I am candidly not sure what this means. The Court goes on to speak of the City’s failure to “proportionately balance competing Charter rights” [113] which sounds a lot like Doré. But as the Court rightly says, there is no decision taken under a statutory power here. So Doré should, ideally, not apply. That said, Oakes does not either—there is no “law” being challenged. But the problem is the Charter still does apply, even to the City’s private dealings: see Eldridge v British Columbia (AG) , [1997] 2 SCR 624 at para 40. The Court, I suppose, did what it could, but it remains to be seen what the scope of the various Charter tests is when applied to a government actor’s private dealings
Byelkova v Fraser Health Authority, 2021 BCSC 1312 (July 16, 2021)
Context: The BC Human Rights Tribunal dismissed Byelkova’s complaint as disclosing no reasonable cause of action. Is patent unreasonableness its own standalone standard of review, or is it influenced by Vavilovian reasonableness?
Holding: The Court held that patent unreasonableness is the standard of review, and it is influenced by Vavilov’s description of reasonableness. See paragraphs 15-22, but particularly para 19, which expressly adopts the Vavilov indicia of reasonableness.
Analysis: Patent unreasonableness is still codified as a standard of review in the BC Administrative Tribunals Act and in s.45.8 of the Ontario Human Rights Code. So far, it seems that patent unreasonableness will be applied with reference to Vavilovian reasonableness. This conclusion is consistent with pre-Vavilov case law from the SCC: see Canada (Citizenship and Immigration) v Khosa, 2009 SCC 12 at para 19. In BC, the bulk of the case law seems to support the approach in Byelkova: see Guevara v Louie, 2020 BCSC 380; University v British Columbia Okanagan v Hale, 2021 BCSC 729. Even though patent unreasonableness is its own standard (see Hale, at para 95), it is not true that Vavilov will not affect its application (see, for this argument—which should not to be followed—College of New Caledonia v Faculty Association of the College of New Caledonia, 2020 BCSC 384 at para 33). Similarly, in Ontario, lower courts have followed Byelkova (see Intercounty Tennis Association v HRTO, 2020 ONSC 1632 at para 38, and the Court of Appeal has stayed its hand post-Vavilov (see Longueépée v. University of Waterloo, 2020 ONCA 830, though it has historically applied the common law definition of reasonableness (Shaw v Phipps, 2012 ONCA 155).
For now, if you find yourself in BC or Ontario (under the Human Rights Code), you should draw heavily from Vavilov in describing what “patent unreasonableness” is.
*Thanks to a SEAR reader for suggesting this case*
Coalspur Mines (Operations) Ltd v Canada (Environment and Climate Change), 2021 FC 759 (July 19, 2021)

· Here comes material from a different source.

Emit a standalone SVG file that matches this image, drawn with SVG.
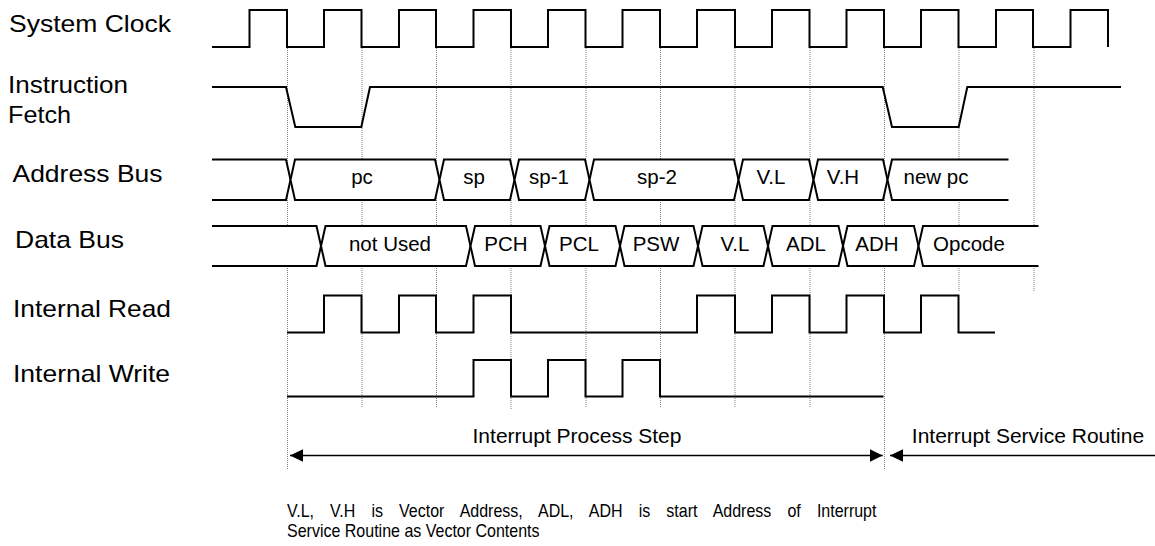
<svg xmlns="http://www.w3.org/2000/svg" width="1155" height="546" viewBox="0 0 1155 546">
<style>
.bg{fill:#fff}
.sig{fill:none;stroke:#000;stroke-width:2;stroke-linejoin:miter}
.bus{fill:#fff;stroke:#000;stroke-width:2;stroke-linejoin:miter}
.grid{stroke:#808080;stroke-width:1;stroke-dasharray:1 1;fill:none}
.lbl{font-family:"Liberation Sans",Arial,sans-serif;font-size:24px;fill:#000}
.bt{font-family:"Liberation Sans",Arial,sans-serif;font-size:20.5px;fill:#000;text-anchor:middle}
.st{font-family:"Liberation Sans",Arial,sans-serif;font-size:21px;fill:#000;text-anchor:middle}
.note{font-family:"Liberation Sans",Arial,sans-serif;font-size:18px;fill:#000}
.arr{stroke:#000;stroke-width:1.4;fill:none}
</style>
<defs>
<marker id="ah" markerUnits="userSpaceOnUse" markerWidth="14" markerHeight="14" refX="13" refY="6.3" orient="auto-start-reverse">
<path d="M0,0 L13,6.3 L0,12.6 Z" fill="#000"/>
</marker>
</defs>
<rect class="bg" x="0" y="0" width="1155" height="546"/>

<g id="gridlines">
<line class="grid" x1="287.5" y1="48" x2="287.5" y2="470"/>
<line class="grid" x1="362" y1="48" x2="362" y2="407"/>
<line class="grid" x1="436.5" y1="48" x2="436.5" y2="408"/>
<line class="grid" x1="511" y1="48" x2="511" y2="410"/>
<line class="grid" x1="586" y1="48" x2="586" y2="407"/>
<line class="grid" x1="660.5" y1="48" x2="660.5" y2="407"/>
<line class="grid" x1="735" y1="48" x2="735" y2="407"/>
<line class="grid" x1="810" y1="48" x2="810" y2="407"/>
<line class="grid" x1="884.5" y1="48" x2="884.5" y2="470"/>
<line class="grid" x1="959" y1="48" x2="959" y2="292"/>
<line class="grid" x1="1034" y1="48" x2="1034" y2="292"/>
</g>

<g id="labels">
<text class="lbl" x="9" y="32" textLength="162" lengthAdjust="spacingAndGlyphs">System Clock</text>
<text class="lbl" x="8" y="93" textLength="120" lengthAdjust="spacingAndGlyphs">Instruction</text>
<text class="lbl" x="8" y="123" textLength="63" lengthAdjust="spacingAndGlyphs">Fetch</text>
<text class="lbl" x="12.5" y="181.5" textLength="150" lengthAdjust="spacingAndGlyphs">Address Bus</text>
<text class="lbl" x="15" y="248" textLength="109" lengthAdjust="spacingAndGlyphs">Data Bus</text>
<text class="lbl" x="13" y="316.5" textLength="158" lengthAdjust="spacingAndGlyphs">Internal Read</text>
<text class="lbl" x="13" y="381.5" textLength="157" lengthAdjust="spacingAndGlyphs">Internal Write</text>
</g>

<g id="system-clock">
<path class="sig" d="M212,47 H249.5 V10 H287 V47 H324 V10 H361.5 V47 H399 V10 H436 V47 H473.5 V10 H511 V47 H548 V10 H585.5 V47 H622.5 V10 H660 V47 H697 V10 H735 V47 H772 V10 H809.5 V47 H846.5 V10 H884 V47 H921 V10 H958.5 V47 H996 V10 H1033 V47 H1070.5 V10 H1108 V47"/>
</g>

<g id="instruction-fetch">
<path class="sig" d="M212,87 H286 L295.3,127 H361.3 L370,87 H882.7 L892,127 H958.7 L967.3,87 H1121"/>
</g>

<g id="address-bus">
<path class="bus" d="M212,159.5 H286 L290.5,179.75 L286,200 H212"/>
<path class="bus" d="M290.5,179.75 L295,159.5 H435 L439.5,179.75 L435,200 H295 Z"/>
<path class="bus" d="M439.5,179.75 L444,159.5 H510 L514.5,179.75 L510,200 H444 Z"/>
<path class="bus" d="M514.5,179.75 L519,159.5 H585 L589.5,179.75 L585,200 H519 Z"/>
<path class="bus" d="M589.5,179.75 L594,159.5 H734 L738.5,179.75 L734,200 H594 Z"/>
<path class="bus" d="M738.5,179.75 L743,159.5 H809 L813.5,179.75 L809,200 H743 Z"/>
<path class="bus" d="M813.5,179.75 L818,159.5 H883 L887.5,179.75 L883,200 H818 Z"/>
<path class="bus" d="M1008.5,159.5 H892 L887.5,179.75 L892,200 H1008.5"/>
<text class="bt" x="362" y="184">pc</text>
<text class="bt" x="474" y="184">sp</text>
<text class="bt" x="549" y="184">sp-1</text>
<text class="bt" x="657" y="184">sp-2</text>
<text class="bt" x="771" y="184">V.L</text>
<text class="bt" x="843" y="184">V.H</text>
<text class="bt" x="936" y="184">new pc</text>
</g>

<g id="data-bus">
<path class="bus" d="M212,226 H316.5 L321,246 L316.5,266 H212"/>
<path class="bus" d="M321,246 L325.5,226 H466 L470.5,246 L466,266 H325.5 Z"/>
<path class="bus" d="M470.5,246 L475,226 H540.5 L545,246 L540.5,266 H475 Z"/>
<path class="bus" d="M545,246 L549.5,226 H615.5 L620,246 L615.5,266 H549.5 Z"/>
<path class="bus" d="M620,246 L624.5,226 H693.5 L698,246 L693.5,266 H624.5 Z"/>
<path class="bus" d="M698,246 L702.5,226 H763.5 L768,246 L763.5,266 H702.5 Z"/>
<path class="bus" d="M768,246 L772.5,226 H838.5 L843,246 L838.5,266 H772.5 Z"/>
<path class="bus" d="M843,246 L847.5,226 H914 L918.5,246 L914,266 H847.5 Z"/>
<path class="bus" d="M1038.5,226 H923 L918.5,246 L923,266 H1038.5"/>
<text class="bt" x="390" y="251">not Used</text>
<text class="bt" x="506" y="251">PCH</text>
<text class="bt" x="579" y="251">PCL</text>
<text class="bt" x="656" y="251">PSW</text>
<text class="bt" x="735" y="251">V.L</text>
<text class="bt" x="806" y="251">ADL</text>
<text class="bt" x="877" y="251">ADH</text>
<text class="bt" x="969" y="251">Opcode</text>
</g>

<g id="internal-read">
<path class="sig" d="M287,332.5 H324 V295.5 H361.5 V332.5 H399 V295.5 H436 V332.5 H473.5 V295.5 H511 V332.5 H697 V295.5 H735 V332.5 H772 V295.5 H809.5 V332.5 H846.5 V295.5 H884 V332.5 H921 V295.5 H958.5 V332.5 H995"/>
</g>

<g id="internal-write">
<path class="sig" d="M287,396.5 H473.5 V360 H511 V396.5 H548 V360 H585.5 V396.5 H622.5 V360 H660 V396.5 H883.5"/>
</g>

<g id="connectors">
<line class="arr" x1="290" y1="455.5" x2="882.7" y2="455.5" marker-start="url(#ah)" marker-end="url(#ah)"/>
<line class="arr" x1="890" y1="455.5" x2="1155" y2="455.5" marker-start="url(#ah)"/>
</g>

<g id="phase-labels">
<text class="st" x="577" y="442.5">Interrupt Process Step</text>
<text class="st" x="1028" y="442.5">Interrupt Service Routine</text>
</g>

<g id="note" transform="translate(287,0) scale(0.89,1)">
<text class="note" x="0" y="517" word-spacing="13.1">V.L, V.H is Vector Address, ADL, ADH is start Address of Interrupt</text>
<text class="note" x="0" y="537">Service Routine as Vector Contents</text>
</g>
</svg>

Context and Holdin g: The Court found that application brought by Coalspur to be moot. In deciding that the application was moot, the Court looked to Borowski v Canada (Attorney General), [1989] 1 SCR 342. But it also considered what Vavilov said about remedies as a factor in deciding that the application should not be decided. The Court said, following the Federal Court of Appeal in Public Employees (Air Canada Component) v Air Canada, 2021 FCA 67:
[18] In addition, I note CUPE’s direction to the effect that in Canada (Minister of Citizenship and Immigration) v Vavilov, 2019 SCC 65, “the Supreme Court underscored that courts must consider expediency and cost-efficiency when considering applications for judicial review and should not grant remedies when they serve no useful purpose”. This points away from deciding this case.
Analysis: Given that the question of mootness is fundamentally discretionary, the Court (and the FCA’s) synthesis of the mootness doctrine with Vavilov is welcome. Questions of judicial economy overlay the exercise of discretion and Vavilov has a lot to say on that point when it comes to remedies. If you find yourself in the Federal Courts, it is useful for advocates to bring Vavilov into the picture when arguing on mootness in judicial review applications.
Disclaimer: Nothing in the SEAR is legal advice. The SEAR is not designed to be comprehensive. It is designed to collect some cases that I believe are interesting to practitioners and students and to provide my quick thoughts. Please complement the SEAR with your own research and study. Any mistakes are my own.
Quote of the Week: “He who is not courageous enough to take risks will accomplish nothing in life”—Muhammad Ali.